Delgatti disse ter sido levado ao Palácio da Alvorada em 10 de agosto para se reunir com Bolsonaro, Carla Zambelli, o ajudande de ordens Mauro Cid e o coronel Marcelo Câmara. Na ocasião, o ex-presidente teria encaminhado o hacker para explicar o plano ao Ministério da Defesa.

“O presidente me disse: olha, a parte técnica, eu não entendo. Então, eu irei enviá-lo ao Ministério da Defesa, e lá, com os técnicos, você explica tudo isso. A conversa se resumiu nisso. E, também, ele pediu que eu fizesse o que o Duda havia dito sobre o 7 de setembro”, relatou o hacker.

Bolsonaro, então, teria solicitado que o coronel Marcelo Câmara levasse o hacker até o Ministério da Defesa.

“Ele [Bolsonaro] fala: olha, eu preciso que você leve ele até o Ministério da Defesa. Ele [Marcelo Câmara] contrariou, ele disse: não, mas lá é complicado. E o Bolsonaro disse: não, isso é uma ordem minha, cumpra”, disse Delgatti Neto.
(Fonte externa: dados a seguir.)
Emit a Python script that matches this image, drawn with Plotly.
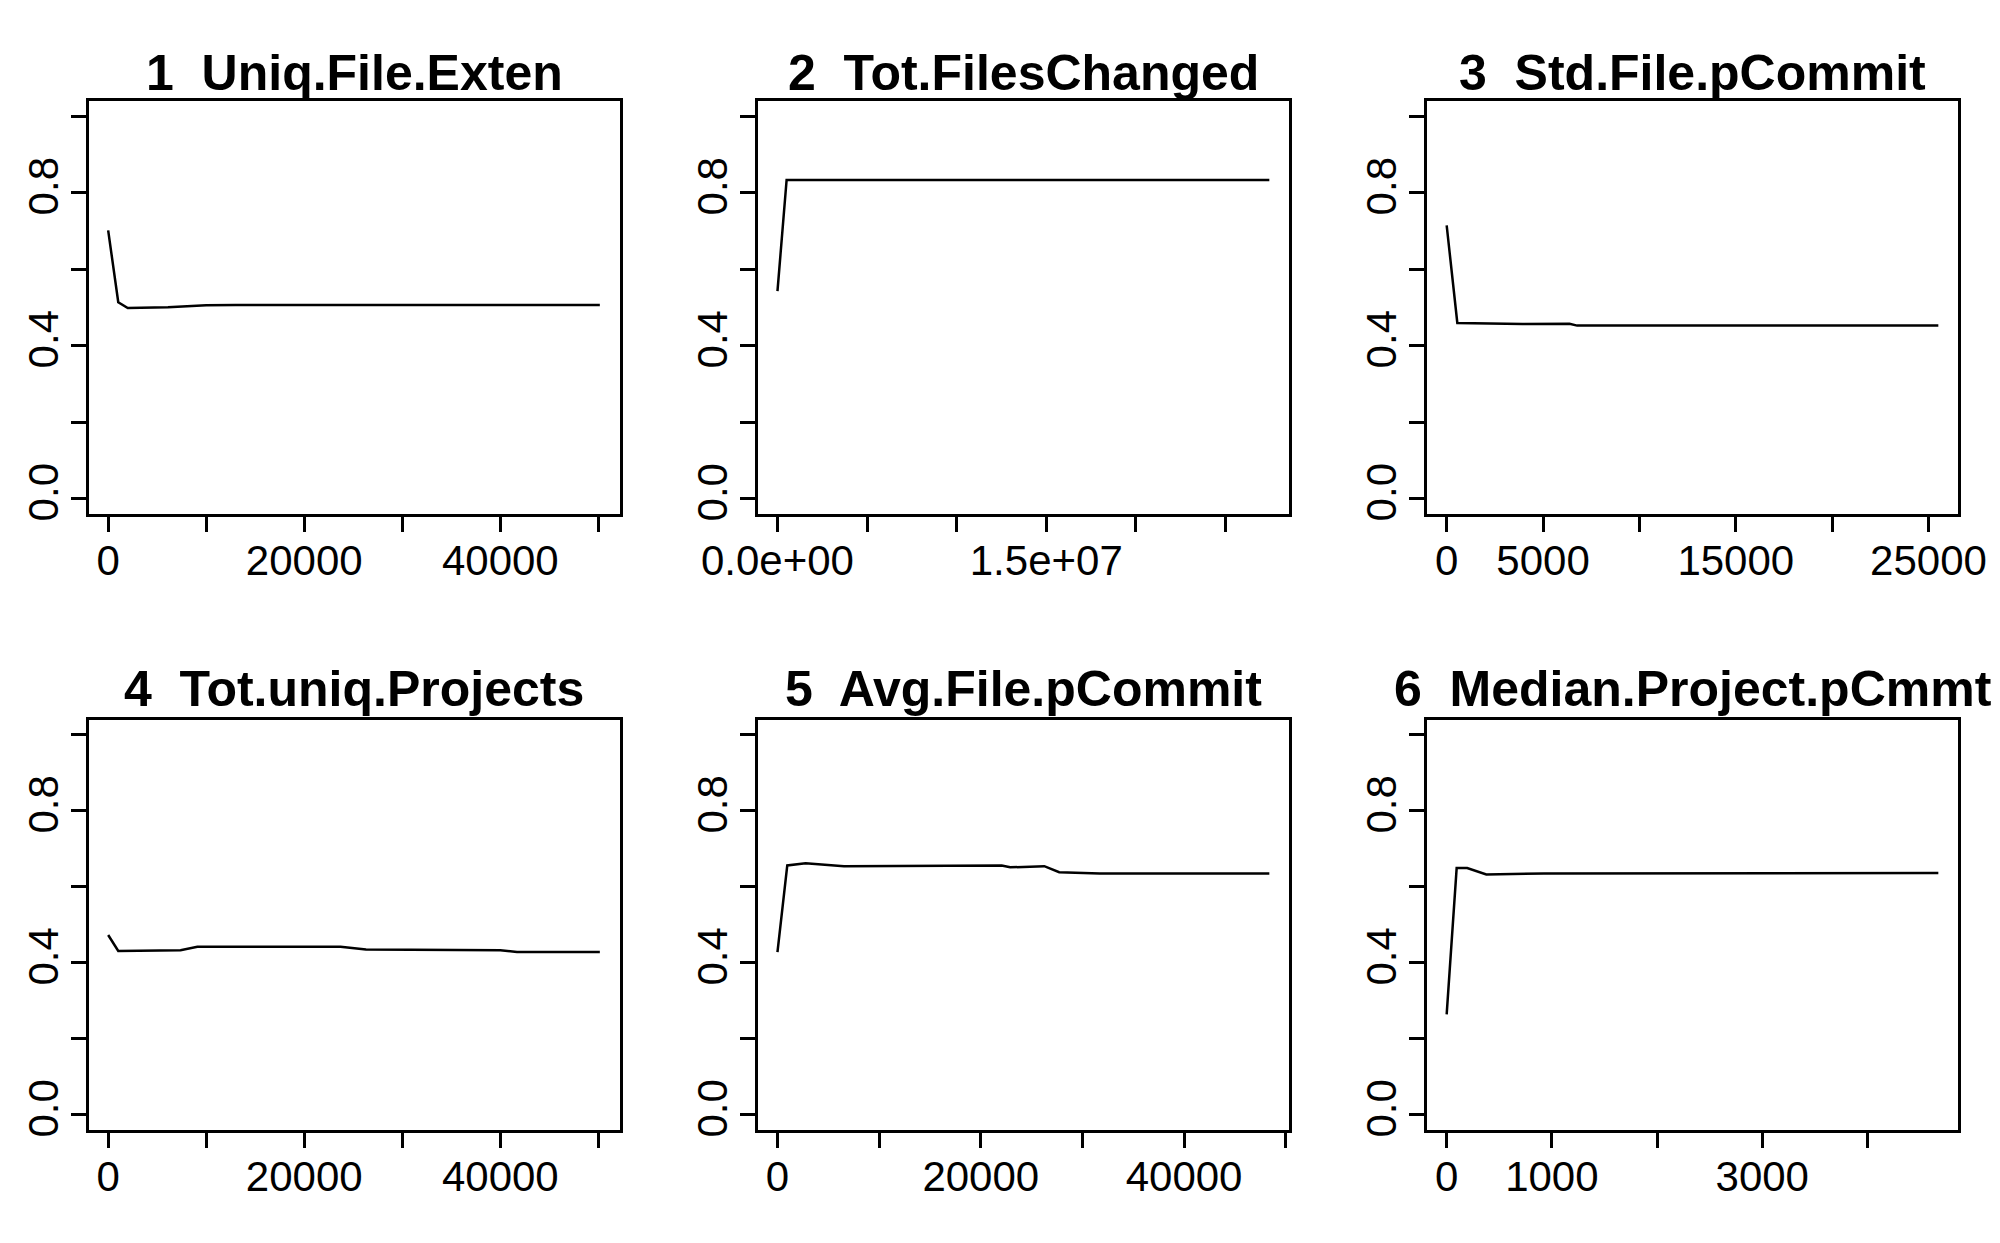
import plotly.graph_objects as go

# ---- data ----
titles = ["1\u00a0 Uniq.File.Exten", "2\u00a0 Tot.FilesChanged", "3\u00a0 Std.File.pCommit",
          "4\u00a0 Tot.uniq.Projects", "5\u00a0 Avg.File.pCommit", "6\u00a0 Median.Project.pCmmt"]

x1 = [0, 1030, 2000, 6100, 10000, 13000, 20000, 30000, 40000, 50150]
y1 = [0.701, 0.513, 0.498, 0.500, 0.505, 0.506, 0.506, 0.506, 0.506, 0.506]

x2 = [0, 510000, 5000000, 15000000, 27450000]
y2 = [0.542, 0.833, 0.833, 0.833, 0.833]

x3 = [0, 553, 3938, 6372, 6770, 15000, 25510]
y3 = [0.714, 0.459, 0.456, 0.457, 0.452, 0.452, 0.452]

x4 = [0, 1030, 7380, 9100, 23700, 26300, 40000, 41700, 50150]
y4 = [0.473, 0.431, 0.433, 0.442, 0.442, 0.4345, 0.433, 0.428, 0.428]

x5 = [0, 964, 2767, 6541, 22055, 22893, 26247, 27715, 31698, 48386]
y5 = [0.428, 0.656, 0.662, 0.654, 0.656, 0.651, 0.654, 0.638, 0.635, 0.635]

x6 = [0, 95, 195, 377, 924, 4674]
y6 = [0.264, 0.649, 0.649, 0.632, 0.635, 0.636]

xs = [x1, x2, x3, x4, x5, x6]
ys = [y1, y2, y3, y4, y5, y6]

xtick_vals = [
    [0, 10000, 20000, 30000, 40000, 50000],
    [0, 5e6, 1e7, 1.5e7, 2e7, 2.5e7],
    [0, 5000, 10000, 15000, 20000, 25000],
    [0, 10000, 20000, 30000, 40000, 50000],
    [0, 10000, 20000, 30000, 40000, 50000],
    [0, 1000, 2000, 3000, 4000],
]
xtick_text = [
    ["0", "", "20000", "", "40000", ""],
    ["0.0e+00", "", "", "1.5e+07", "", ""],
    ["0", "5000", "", "15000", "", "25000"],
    ["0", "", "20000", "", "40000", ""],
    ["0", "", "20000", "", "40000", ""],
    ["0", "1000", "", "3000", ""],
]
ytick_vals = [0, 0.2, 0.4, 0.6, 0.8, 1.0]
ytick_text = ["0.0", "", "0.4", "", "0.8", ""]

# ---- layout geometry (page pixels in the 2000x1243 window) ----
OFF = 8                      # default body margin of the html page
W, H = 2000 - 2 * OFF, 1243 - 2 * OFF
col_px = [(88.5, 619.5), (757.8, 1289.0), (1427.0, 1958.0)]
row_px = [(100.7, 513.8), (719.5, 1129.9)]
title_gap = [7.2, 10.7]

FONT = "Liberation Sans, Arial, Helvetica, sans-serif"
LW = 2.5
TICKFONT = 42
TITLEFONT = 50

fig = go.Figure()
layout = dict(
    template="none",
    width=W, height=H, margin=dict(l=0, r=0, t=0, b=0, autoexpand=False),
    paper_bgcolor="white", plot_bgcolor="white", showlegend=False,
    font=dict(family=FONT, size=TICKFONT, color="black"),
    annotations=[],
)

for i in range(6):
    r, c = divmod(i, 3)
    sfx = "" if i == 0 else str(i + 1)
    xa, ya = "x" + sfx, "y" + sfx
    fig.add_trace(go.Scatter(x=xs[i], y=ys[i], mode="lines",
                             line=dict(color="black", width=LW),
                             xaxis=xa, yaxis=ya, hoverinfo="skip"))
    xmin, xmax = min(xs[i]), max(xs[i])
    pad = 0.04 * (xmax - xmin)
    x0p, x1p = col_px[c][0] - OFF, col_px[c][1] - OFF
    ytop, ybot = row_px[r][0] - OFF, row_px[r][1] - OFF
    layout["xaxis" + sfx] = dict(
        domain=[x0p / W, x1p / W], anchor=ya, range=[xmin - pad, xmax + pad],
        automargin=False,
        showgrid=False, zeroline=False, showline=True, mirror=True,
        linecolor="black", linewidth=LW,
        ticks="outside", ticklen=15, tickwidth=LW, tickcolor="black",
        tickmode="array", tickvals=xtick_vals[i], ticktext=xtick_text[i],
        tickangle=0, ticklabelstandoff=-7,
        tickfont=dict(family=FONT, size=TICKFONT, color="black"),
    )
    layout["yaxis" + sfx] = dict(
        domain=[1 - ybot / H, 1 - ytop / H], anchor=xa, range=[-0.04, 1.04],
        automargin=False,
        showgrid=False, zeroline=False, showline=True, mirror=True,
        linecolor="black", linewidth=LW,
        ticks="outside", ticklen=15, tickwidth=LW, tickcolor="black",
        tickmode="array", tickvals=ytick_vals, ticktext=ytick_text,
        tickangle=-90, ticklabelstandoff=-4,
        tickfont=dict(family=FONT, size=TICKFONT, color="black"),
    )
    layout["annotations"].append(dict(
        text="<b>" + titles[i] + "</b>", xref="paper", yref="paper",
        x=(x0p + x1p) / 2 / W, y=1 - (ytop - title_gap[r] + 10) / H,
        xanchor="center", yanchor="bottom", showarrow=False,
        font=dict(family=FONT, size=TITLEFONT, color="black"),
    ))

fig.update_layout(**layout)
fig.write_html("out.html")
Na mesma reunião, o hacker teria recebido garantia de proteção por Bolsonaro. O então presidente teria prometido um indulto, como o concedido ao ex-deputado Daniel Silveira.

“Inclusive, a ideia ali era que eu receberia um indulto do presidente. Ele havia concedido um indulto a um deputado federal, e como eu estava com o processo da Spoofing na época e com as cautelares que me proibiam de acessar a internet e trabalhar, eu visava esse indulto”, disse.

Após esse encontro, Delgatti diz ter ido ao Ministério da Defesa cinco vezes. Na pasta, ele teria conversado com o então ministro Paulo Sérgio Nogueira e com profissionais de Tecnologia de Informação.

Nessas conversas, o hacker teria ajudado a Defesa a elaborar um relatório das Forças Armadas sobre as urnas eletrônicas, encaminhado posteriormente ao TSE. O relato já havia sido feito à Polícia Federal.

A reação da base governista

A partir do depoimento, a base do governo sustentou que Bolsonaro cometeu irregularidade ao prometer proteção a um hacker em troca de um vídeo que disseminaria fake news sobre a eleição, com o intuito de provocar convulsão social contra o resultado da votação.

A ilicitude seria agravada com as diversas idas do hacker ao Ministério da Defesa, o que comprovaria o planejamento do esquema a mando de Bolsonaro.